Loty z Brize Norton kierowane są m.in. do bazy RAF Akrotiri na Cyprze, skąd prowadzone są misje rozpoznawcze, wsparcia logistycznego i tankowania w powietrzu.

Wojskowi komentatorzy mówią wprost: To była kompletnie bezsensowna akcja. RAF działa niezależnie, a Izrael posiada własne tankowce powietrzne. Twierdzenia aktywistów nie mają pokrycia w faktach i świadczą o braku wiedzy na temat brytyjskich operacji wojskowych.

Nie zmienia to faktu, iż mamy do czynienia z kompromitacją zarówno wojsko, jak i służb Wielkiej Brytanii.

Więcej na Spider’s Web:

Słabości systemu bezpieczeństwa

Jednak niezależnie od intencji aktywistów, największe kontrowersje budzi to, jak łatwo udało się im wtargnąć na teren jednej z najlepiej strzeżonych baz lotniczych w Wielkiej Brytanii. RAF Brize Norton to serce brytyjskiej logistyki wojskowej — z tej bazy obsługiwane są strategiczne transporty wojskowe, misje humanitarne oraz tankowania maszyn w powietrzu.

Baza zajmuje powierzchnię ponad 800 hektarów i zatrudnia tysiące żołnierzy i pracowników cywilnych.

Fakt, iż dwie osoby na hulajnogach elektrycznych były w stanie podejść do samolotów, uszkodzić je i uciec bez złapania, rodzi poważne pytania o zabezpieczenia całej instalacji.

Były minister ds. sił zbrojnych Mark Francois, cytowany przez serwis UKDJ, nie krył oburzenia: „Po tym, jak doszło do tragicznej katastrofy indyjskiego Dreamlinera, każda próba manipulacji przy silnikach dużych samolotów jest skrajnie nieodpowiedzialna. Co, jeśliby to nie byli aktywiści, tylko terroryści?

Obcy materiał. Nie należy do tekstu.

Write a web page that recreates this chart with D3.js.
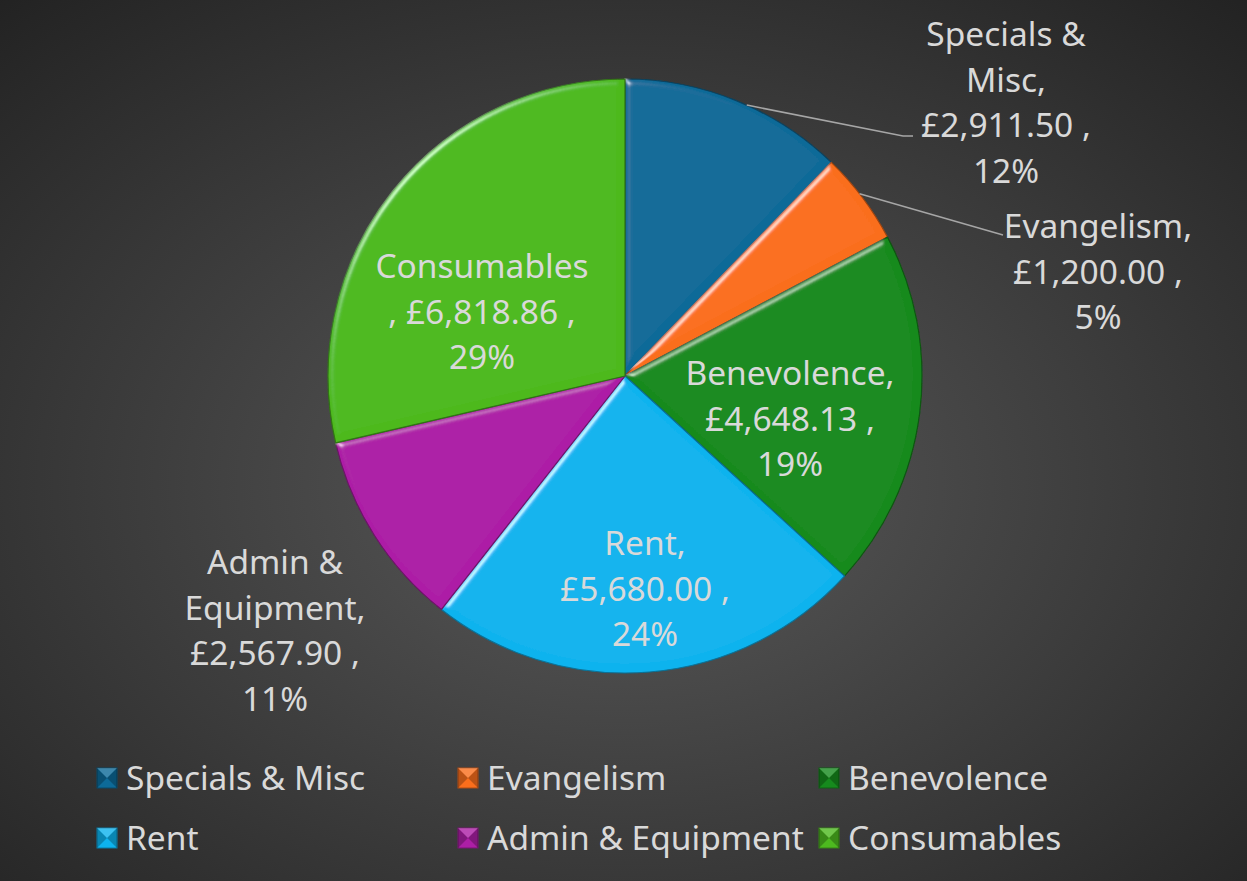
<!DOCTYPE html>
<html>
<head>
<meta charset="utf-8">
<script src="https://cdn.jsdelivr.net/npm/d3@7"></script>
<style>
  html, body { margin: 0; padding: 0; background: #2a2a2a; }
  svg { display: block; }
  text { font-family: "Noto Sans", "Open Sans", sans-serif; fill: #d9d9d9; }
</style>
</head>
<body>
<svg id="chart" width="1247" height="881"></svg>
<script>
// data
var categories = ["Specials & Misc", "Evangelism", "Benevolence", "Rent", "Admin & Equipment", "Consumables"];
var amounts = [2911.50, 1200.00, 4648.13, 5680.00, 2567.90, 6818.86];
var percentLabels = ["12%", "5%", "19%", "24%", "11%", "29%"];
var colors = ["#0d6a98", "#fa6e1c", "#168a1d", "#0db3ee", "#ad1fa6", "#4db91f"];
// how each data label wraps
var labelLines = [
    ["Specials &", "Misc,", "{v} ,", "{p}"],
    ["Evangelism,", "{v} ,", "{p}"],
    ["Benevolence,", "{v} ,", "{p}"],
    ["Rent,", "{v} ,", "{p}"],
    ["Admin &", "Equipment,", "{v} ,", "{p}"],
    ["Consumables", ",  {v} ,", "{p}"]
];

var width = 1247, height = 881;
var cx = 625, cy = 376, radius = 297;
var fontSize = 33.5;

var svg = d3.select("#chart");
var defs = svg.append("defs");

// background
var bg = defs.append("radialGradient")
    .attr("id", "bg")
    .attr("cx", "50%").attr("cy", "55%").attr("r", "75%");
bg.append("stop").attr("offset", "0%").attr("stop-color", "#5a5a5a");
bg.append("stop").attr("offset", "100%").attr("stop-color", "#222222");
svg.append("rect")
    .attr("width", width).attr("height", height)
    .attr("fill", "url(#bg)");

// bevel look for the slices
var bevel = defs.append("filter")
    .attr("id", "bevel")
    .attr("x", "-10%").attr("y", "-10%")
    .attr("width", "120%").attr("height", "120%");
bevel.append("feGaussianBlur")
    .attr("in", "SourceAlpha").attr("stdDeviation", 3.5).attr("result", "blur");
var spec = bevel.append("feSpecularLighting")
    .attr("in", "blur").attr("surfaceScale", 3)
    .attr("specularConstant", 0.6).attr("specularExponent", 70)
    .attr("lighting-color", "#ffffff").attr("result", "spec");
spec.append("feDistantLight").attr("azimuth", 225).attr("elevation", 45);
bevel.append("feComposite")
    .attr("in", "spec").attr("in2", "SourceAlpha")
    .attr("operator", "in").attr("result", "specIn");
bevel.append("feComposite")
    .attr("in", "SourceGraphic").attr("in2", "specIn")
    .attr("operator", "arithmetic")
    .attr("k1", 0).attr("k2", 1).attr("k3", 0.8).attr("k4", 0);

var data = categories.map((c, i) => ({
    name: c,
    value: amounts[i],
    pct: percentLabels[i],
    color: colors[i],
    lines: labelLines[i]
}));

var pie = d3.pie().sort(null).value(d => d.value);
var arc = d3.arc().innerRadius(0).outerRadius(radius);
var arcs = pie(data);

var pieG = svg.append("g").attr("transform", "translate(" + cx + "," + cy + ")");

pieG.selectAll("path.slice")
    .data(arcs)
    .enter()
    .append("path")
    .attr("class", "slice")
    .attr("d", arc)
    .attr("fill", d => d.data.color)
    .attr("stroke", d => d3.color(d.data.color).darker(1.3))
    .attr("stroke-width", 1.2)
    .attr("filter", "url(#bevel)");

// data labels
var money = d3.format(",.2f");
// label centres (first line) and leader lines for the outside ones
var labelPos = [
    { x: 1006, y: 34, outside: true, anchorFrac: 0.55, elbow: [903, 136], end: [913, 136] },
    { x: 1098, y: 226, outside: true, anchorFrac: 0.45, elbow: [1003, 235], end: [1003, 235] },
    { x: 790, y: 373 },
    { x: 645, y: 543 },
    { x: 275, y: 562 },
    { x: 482, y: 266 }
];
var lineH = 45.8;

var labelG = svg.append("g");
arcs.forEach((a, i) => {
    var pos = labelPos[i];
    var t = labelG.append("text")
        .attr("text-anchor", "middle")
        .attr("font-size", fontSize);
    a.data.lines.forEach((ln, k) => {
        var s = ln.replace("{v}", "£" + money(a.data.value)).replace("{p}", a.data.pct);
        t.append("tspan")
            .attr("x", pos.x)
            .attr("y", pos.y + k * lineH)
            .attr("dy", "0.35em")
            .text(s);
    });
    if (pos.outside) {
        var ang = a.startAngle + (a.endAngle - a.startAngle) * pos.anchorFrac;
        var sx = cx + radius * Math.sin(ang);
        var sy = cy - radius * Math.cos(ang);
        labelG.append("polyline")
            .attr("points", [[sx, sy], pos.elbow, pos.end].map(p => p.join(",")).join(" "))
            .attr("fill", "none")
            .attr("stroke", "#a6a6a6")
            .attr("stroke-width", 1.5);
    }
});

// legend
var legendCols = [97, 458, 819];
var legendRows = [778, 838];
var legend = svg.append("g");
data.forEach((d, i) => {
    var lx = legendCols[i % 3];
    var ly = legendRows[Math.floor(i / 3)];
    var g = legend.append("g").attr("transform", "translate(" + lx + "," + ly + ")");
    var s = 20;
    g.append("rect")
        .attr("x", 0).attr("y", -s / 2)
        .attr("width", s).attr("height", s)
        .attr("fill", d.color)
        .attr("stroke", d3.color(d.color).darker(1))
        .attr("stroke-width", 1);
    // side shading of the little beveled square
    g.append("path")
        .attr("d", "M0," + (-s / 2) + " L" + (s / 2) + ",0 L0," + (s / 2) + "Z")
        .attr("fill", "#000").attr("opacity", 0.25);
    g.append("path")
        .attr("d", "M" + s + "," + (-s / 2) + " L" + (s / 2) + ",0 L" + s + "," + (s / 2) + "Z")
        .attr("fill", "#000").attr("opacity", 0.25);
    g.append("path")
        .attr("d", "M0," + (-s / 2) + " L" + s + "," + (-s / 2) + " L" + (s / 2) + ",0Z")
        .attr("fill", "#fff").attr("opacity", 0.2);
    g.append("text")
        .attr("x", 29).attr("y", 0)
        .attr("dy", "0.35em")
        .attr("font-size", fontSize)
        .text(d.name);
});
</script>
</body>
</html>
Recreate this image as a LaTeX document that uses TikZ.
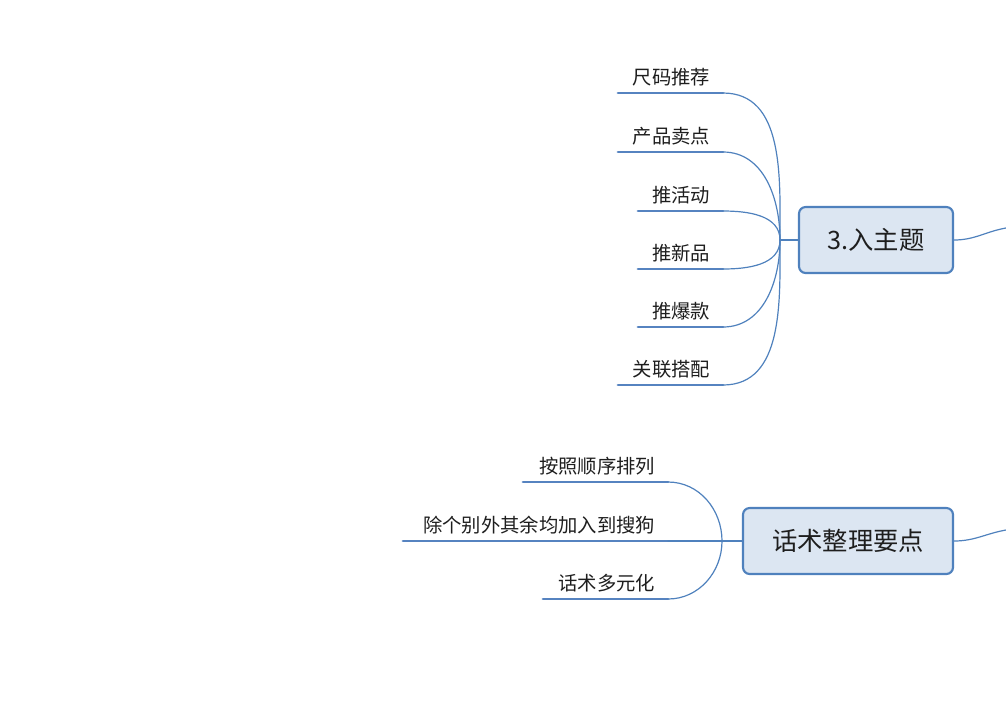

Sprawę badają w tej chwili zarówno siły wojskowe, jak i lokalna policja w hrabstwie Oxfordshire. Według pierwszych informacji, aktywiści zostali już zidentyfikowani, a ich zatrzymanie to tylko kwestia czasu.

Granica między protestem a sabotażem

Akcja Palestine Action jest kolejnym dowodem na to, iż niektóre ruchy protestacyjne gotowe są posunąć się bardzo daleko, by zwrócić uwagę na swój przekaz. Jednak niszczenie sprzętu wojskowego i potencjalne zagrożenie życia żołnierzy to nie tylko „sprzeciw polityczny” — to już realne zagrożenie dla bezpieczeństwa narodowego.

Społeczne emocje wokół sytuacji w Strefie Gazy są ogromne i zrozumiałe. Ale czy fizyczne niszczenie sprzętu wojskowego Wielkiej Brytanii, kraju, który nie bierze udziału w operacjach izraelskich, to sposób, by coś zmienić? Czy to nie bardziej zaszkodzi sprawie, którą protestujący rzekomo chcą wspierać?

Jedno jest pewne: incydent w RAF Brize Norton będzie jeszcze długo omawiany nie tylko przez wojskowych, ale i przez polityków, komentatorów i opinię publiczną.